In una recente ordinanza ingiunzione (doc. web n. 9781242) il Garante per la Protezione dei Dati Personali ha- tra le altre – esaminato aspetti relativi alla nomina e al ruolo del Responsabile della Protezione Dati (RPD) da parte di un comune.
Il Garante ha anzitutto ricordato che la normativa in materia di protezione dei dati prevede che la designazione dello stesso sia sempre dovuta da parte dei soggetti pubblici (art. 37, par. 1, lett. a), del Regolamento). Il Garante ha rilevato, svolgendo le sue attività, che il comune non aveva designato al 25 maggio 2018 un RPD. Il Garante ha quindi constatato una violazione dell’art. 37, par. 1, lett. a), del Regolamento.

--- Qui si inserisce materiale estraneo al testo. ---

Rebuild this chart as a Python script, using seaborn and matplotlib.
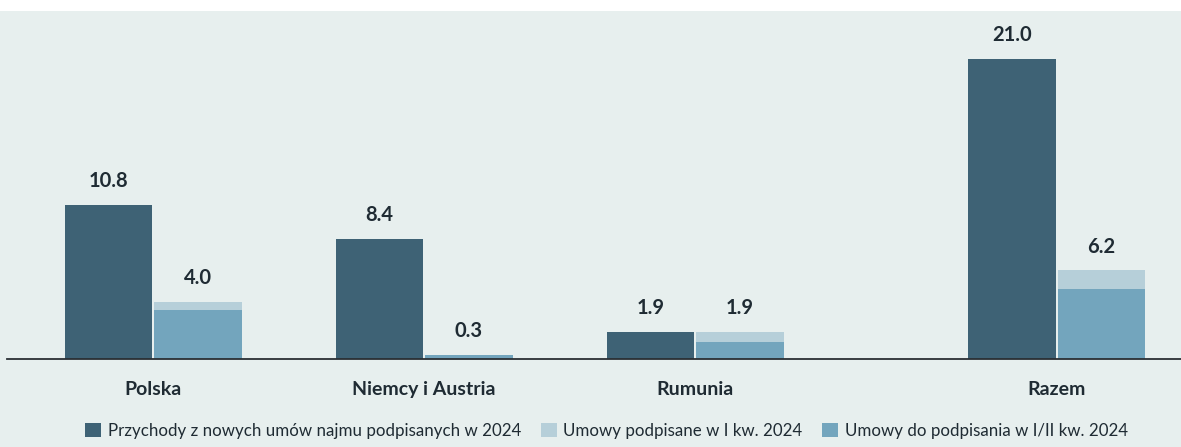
import pandas as pd
import seaborn as sns
import matplotlib.pyplot as plt
from matplotlib.patches import Patch, Rectangle

# data
groups = ['Polska', 'Niemcy i Austria', 'Rumunia', 'Razem']
group_pos = [0, 1, 2, 3.335]   # Razem stoi troche dalej
przychody = [10.8, 8.4, 1.9, 21.0]
podpisane_q1 = [0.6, 0.0, 0.7, 1.3]
do_podpisania = [3.4, 0.3, 1.2, 4.9]
legend_labels = ['Przychody z nowych umów najmu podpisanych w 2024',
                 'Umowy podpisane w I kw. 2024',
                 'Umowy do podpisania w I/II kw. 2024']

dark = '#3e6275'
light = '#b6cfd9'
medium = '#73a5bd'
bg = '#e7efee'
txt = '#1f2b33'

umowy_razem = [a + b for a, b in zip(podpisane_q1, do_podpisania)]

df_top = pd.DataFrame({'pos': group_pos * 2,
                       'value': przychody + umowy_razem,
                       'kind': ['p'] * 4 + ['u'] * 4})
df_bottom = pd.DataFrame({'pos': group_pos * 2,
                          'value': przychody + do_podpisania,
                          'kind': ['p'] * 4 + ['u'] * 4})

sns.set_style('white')
plt.rcParams['font.family'] = ['Lato', 'DejaVu Sans']

fig = plt.figure(figsize=(11.81, 4.47), dpi=100, facecolor='white')
fig.patches.append(Rectangle((0, 0), 1, 1 - 11 / 447, transform=fig.transFigure,
                             facecolor=bg, edgecolor='none', zorder=-10))
ax = fig.add_axes([7 / 1181, 88 / 447, 1 - 7 / 1181, 1 - 11 / 447 - 88 / 447])
ax.set_facecolor(bg)

# całość (jasny) pod spodem, potem do podpisania (średni) na wierzchu
sns.barplot(data=df_top, x='pos', y='value', hue='kind', hue_order=['p', 'u'],
            palette=[dark, light], native_scale=True, width=0.66, gap=0.02,
            saturation=1, errorbar=None, legend=False, linewidth=0, ax=ax)
sns.barplot(data=df_bottom, x='pos', y='value', hue='kind', hue_order=['p', 'u'],
            palette=[dark, medium], native_scale=True, width=0.66, gap=0.02,
            saturation=1, errorbar=None, legend=False, linewidth=0, ax=ax)

for c in ax.containers[:2]:
    ax.bar_label(c, fmt='%.1f', padding=10, fontsize=14.5, fontweight='bold', color=txt)

ax.set_xlim(-0.539, 3.793)
ax.set_ylim(0, 24.35)
ax.set_xticks(group_pos)
ax.set_xticklabels(groups, fontsize=14, fontweight='bold', color=txt)
ax.tick_params(axis='x', length=0, pad=16)
ax.set_yticks([])
ax.set_xlabel('')
ax.set_ylabel('')
for s in ['top', 'left', 'right']:
    ax.spines[s].set_visible(False)
ax.spines['bottom'].set_color('#2a2f33')
ax.spines['bottom'].set_linewidth(1.3)
ax.spines['bottom'].set_zorder(5)

handles = [Patch(facecolor=col, edgecolor='none') for col in [dark, light, medium]]
fig.legend(handles, legend_labels, loc='center', bbox_to_anchor=(0.5135, 0.036),
           ncol=3, frameon=False, fontsize=12.2, handlelength=0.95, handleheight=0.95,
           handletextpad=0.4, columnspacing=1.15, labelcolor=txt)

fig.savefig('out.png', dpi=100, facecolor='white')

In merito alla tematica del “conflitto di interessi” il Garante, richiamando le “Linee guida sui responsabili della protezione dei dati” dell’EDPB, ha evidenziato come “l’assenza di conflitti di interessi è strettamente connessa agli obblighi di indipendenza. Anche se un RPD può svolgere altre funzioni, l’affidamento di tali ulteriori compiti e funzioni è possibile solo a condizione che essi non diano adito a conflitti di interessi. Ciò significa, in modo particolare, che un RPD non può rivestire, all’interno dell’organizzazione del titolare del trattamento […], un ruolo che comporti la definizione delle finalità o modalità del trattamento di dati personali. Si tratta di un elemento da tenere in considerazione caso per caso guardando alla specifica struttura organizzativa del singolo titolare del trattamento […]”. Il Garante ha rilevato, svolgendo le sue attività, che il comune aveva designato RPD il funzionario che rivestiva il ruolo di “Responsabile dell’Area Affari Generali”. Tale funzionario, ricoprendo quindi una posizione apicale nell’organizzazione del Comune che implicava necessariamente l’assunzione di decisioni che avrebbero avuto un impatto anche in materia di protezione dei dati personali, si trovava però in conflitto di interessi. Il Garante quindi ha contestato che il comune aveva operato in violazione dell’art. 38, par. 6, del Regolamento.
In relazione infine alle modalità di pubblicazione dei dati di contatto del RPD, il Garante ha evidenziato che la mera pubblicazione dell’atto di designazione del RPD, specialmente se effettuata indistintamente assieme a tutti gli altri atti e provvedimenti amministrativi adottati dal Comune e pubblicati per finalità di trasparenza dell’azione amministrativa o di pubblicità integrativa dell’efficacia, non può ritenersi idonea a soddisfare l’obbligo di pubblicità previsto dal Regolamento, poiché gli interessati non sono messi in condizione di reperire facilmente e direttamente i dati di contatto del RPD. Con riguardo quindi alla pubblicazione degli estremi del DPO, l’autorità garante ha rilevato che:
- la comunicazione dei dati di contatto del RPD doveva essere effettuata tempestivamente, in modo che l’Autorità, per l’esercizio dei propri compiti, sia sempre in possesso di informazioni aggiornate e, conseguentemente, si rivolga al “punto di contatto” esatto (non così l’operato del comune che aveva fatto trascorrere tempo);
- il mancato aggiornamento dei dati di contatto del RPD, “tanto sul sito web dell’ente quanto nella relativa comunicazione all’Autorità” costituisce ulteriore “condotta sanzionabile al pari della mancata pubblicazione/comunicazione”.